Racing is, with few exceptions, co-ed. There is high school and college sailing, and the Nacra co-ed catamaran in the Olympics. You will find women in the crew and occasionally steering at regattas large and small. The entry list for Block Island Race Week 2015 includes, so far, three boats entered under a woman’s name. And for the three of us who follow such races, the Vendée Globe has had women in the last few editions and there is a women sailing in the Barcelona World Race right now, as one member of a double-handed crew.
I coach the Prout School Sailing Team in Wakefield, RI, and more than half the team are girls. All of this has me thinking about mentoring for young girls interested in sailing, which led me to call one of the most experienced female sailors in the US.

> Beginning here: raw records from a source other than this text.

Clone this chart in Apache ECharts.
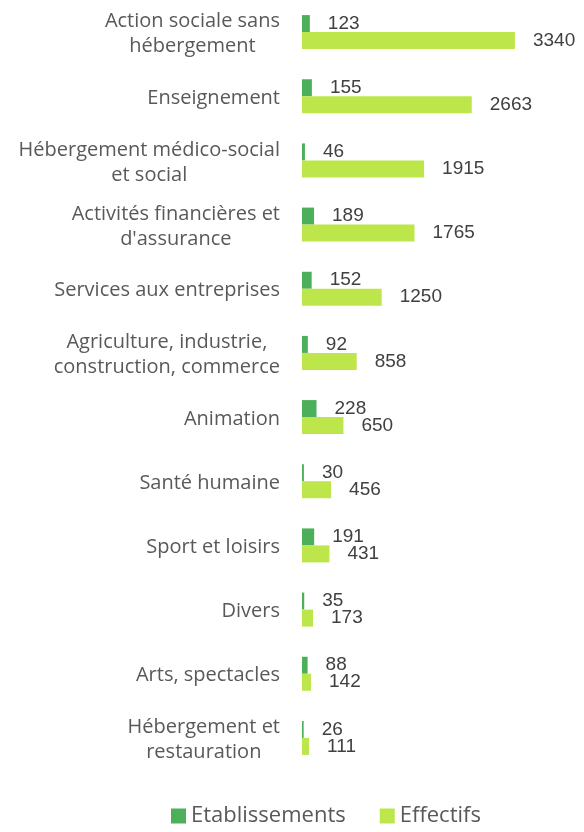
<!DOCTYPE html>
<html>
<head>
<meta charset="utf-8">
<script src="https://cdn.jsdelivr.net/npm/echarts@6/dist/echarts.min.js"></script>
<style>
html,body{margin:0;padding:0;background:#fff;}
#main{width:584px;height:832px;}
</style>
</head>
<body>
<div id="main"></div>
<script>
var categories=["Action sociale sans\nhébergement","Enseignement","Hébergement médico-social\net social","Activités financières et\nd'assurance","Services aux entreprises","Agriculture, industrie,\nconstruction, commerce","Animation","Santé humaine","Sport et loisirs","Divers","Arts, spectacles","Hébergement et\nrestauration"];
var etablissements=[123,155,46,189,152,92,228,30,191,35,88,26];
var effectifs=[3340,2663,1915,1765,1250,858,650,456,431,173,142,111];
var seriesNames=["Etablissements","Effectifs"];

var myChart=echarts.init(document.getElementById('main'));

var labelStyle={
    show:true,
    position:'right',
    distance:18,
    color:'#404040',
    fontSize:19,
    fontFamily:'Liberation Sans'
};

var option={
    animation:false,
    textStyle:{fontFamily:'Open Sans'},
    grid:{left:302,top:0,width:255,height:770},
    xAxis:{
        type:'value',min:0,max:4000,
        show:false
    },
    yAxis:{
        type:'category',
        data:categories,
        inverse:true,
        axisLine:{show:false},
        axisTick:{show:false},
        axisLabel:{
            margin:22,
            color:'#595959',
            fontSize:20,
            fontFamily:'Open Sans',
            lineHeight:25,
            padding:[4,0,0,0],
            formatter:function(v){
                return v.split('\n').map(function(s){return '{c|'+s+'}';}).join('\n');
            },
            rich:{c:{align:'center',fontSize:20,fontFamily:'Open Sans',color:'#595959',lineHeight:25}}
        }
    },
    legend:{
        bottom:0,
        left:166,
        itemWidth:15,
        itemHeight:15,
        itemGap:34,
        icon:'rect',
        textStyle:{fontSize:22,fontFamily:'Open Sans',color:'#595959'},
        data:seriesNames
    },
    series:[{
        name:seriesNames[0],
        type:'bar',
        data:etablissements,
        barWidth:17,
        barGap:'0%',
        itemStyle:{color:'#4cb05a'},
        label:labelStyle
    },{
        name:seriesNames[1],
        type:'bar',
        data:effectifs,
        barWidth:17,
        barGap:'0%',
        itemStyle:{color:'#bde64b'},
        label:labelStyle
    }]
};

myChart.setOption(option);
</script>
</body>
</html>
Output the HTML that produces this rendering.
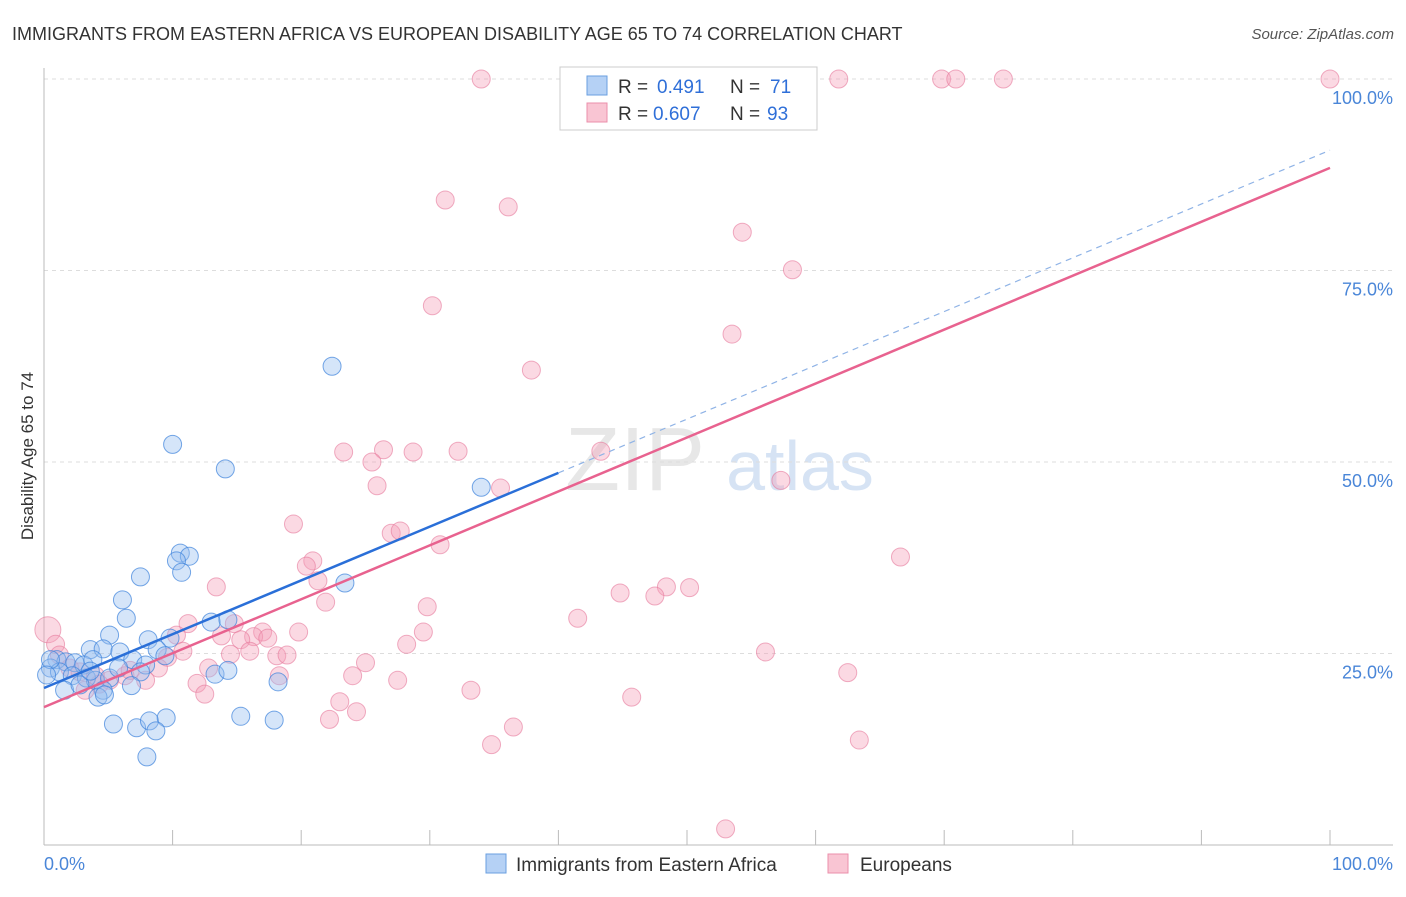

Martha Parker has sailed on the bow of more boats than most guys, let alone girls, and runs her extremely successful Team One business in Newport. She’s enjoyed a long career as a sailing instructor, professional sailor, sailing retailer and industry leader, and I figured her experience might shed some light on how to get more women into big boats.
To the question: “How did you get to the bow?” she laughed, “To escape my brothers!” She was one of six kids, so she and her sister used to head to the bow to get away from four brothers when sailing on the family yacht. By default, this gave her experience in a traditionally male-dominated position. I asked her for advice to teenage girls who sail and want to do more, but might feel overwhelmed by the predominance of males on a boat.
“Make sure you really love sailing. If you do, the rest will follow. Sailboat racing is a true meritocracy and attitude counts for a lot. Even if you’re not the absolute best skilled person for the spot, if you can do the job and have the right attitude 99% of male sailors will in essence pay no attention to the fact you are a woman. Rather, you are part of the crew – one of the guys.”